Another of our Christmas tree-related traditions is the purchase of an individual ornament each for the tree. I like this one better because it’s all personal choices without Holiday Hitler to dictate policy.

I think she picked this out in September, or whenever Macy's started putting out the Christmas displays.

I think Mad picked this out in September, or whenever Macy’s started putting out the Christmas displays.

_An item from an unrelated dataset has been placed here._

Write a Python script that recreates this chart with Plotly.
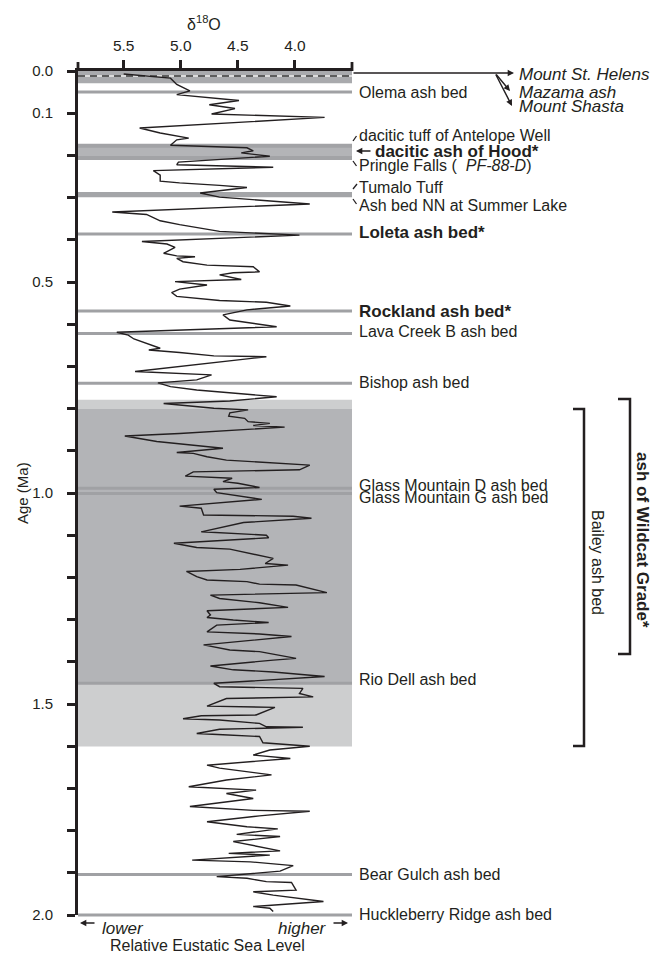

Madison saw this snowflake months ago and decided it would be her ornament du year. When we first saw it, Lynnette shrewdly told her we would not buy it that day because Macy’s would have a One Day Sale soon, and the price would be cut into a fraction of its retail. She was right. I haven’t asked Madison why she specifically picked this out, but I have a few ideas. It’s large. It refracts light well, and from certain angles can appear to be lighted. Most of all, though, I can’t help be feel some kind of connection between this ornament and the movie Frozen. I think I am lucky as far as most fathers-of-girls go. Madison has never really been obsessed with Frozen the way many girls of her age have been. I think we all know the reason for that. Good job by you, Phil.

A wise choice, wife.

A wise choice, wife.

While Mad and I had our ornaments purchased before our Las Vegas trip, Lynnette did not. I think it was her plan all along to see if she could acquire one during our trip. It’s exactly the kind of thing that she would do, after all, make a keepsake. She opted for a Baymax and Hiro one that we found at the Disney Store on Black Friday. It’s pretty sweet as you can see, but nowhere near as cool *SPOILER* as Drunk Baymax. The Disney Store had an entire display set up for ornaments – traditional characters like Mickey and Minnie, the princesses, and even a few Marvel and Star Wars pieces – and I think I saw a little regret in Mad’s eyes that she had jumped the gun on her ornament way back in July. Lesson learned. Maybe.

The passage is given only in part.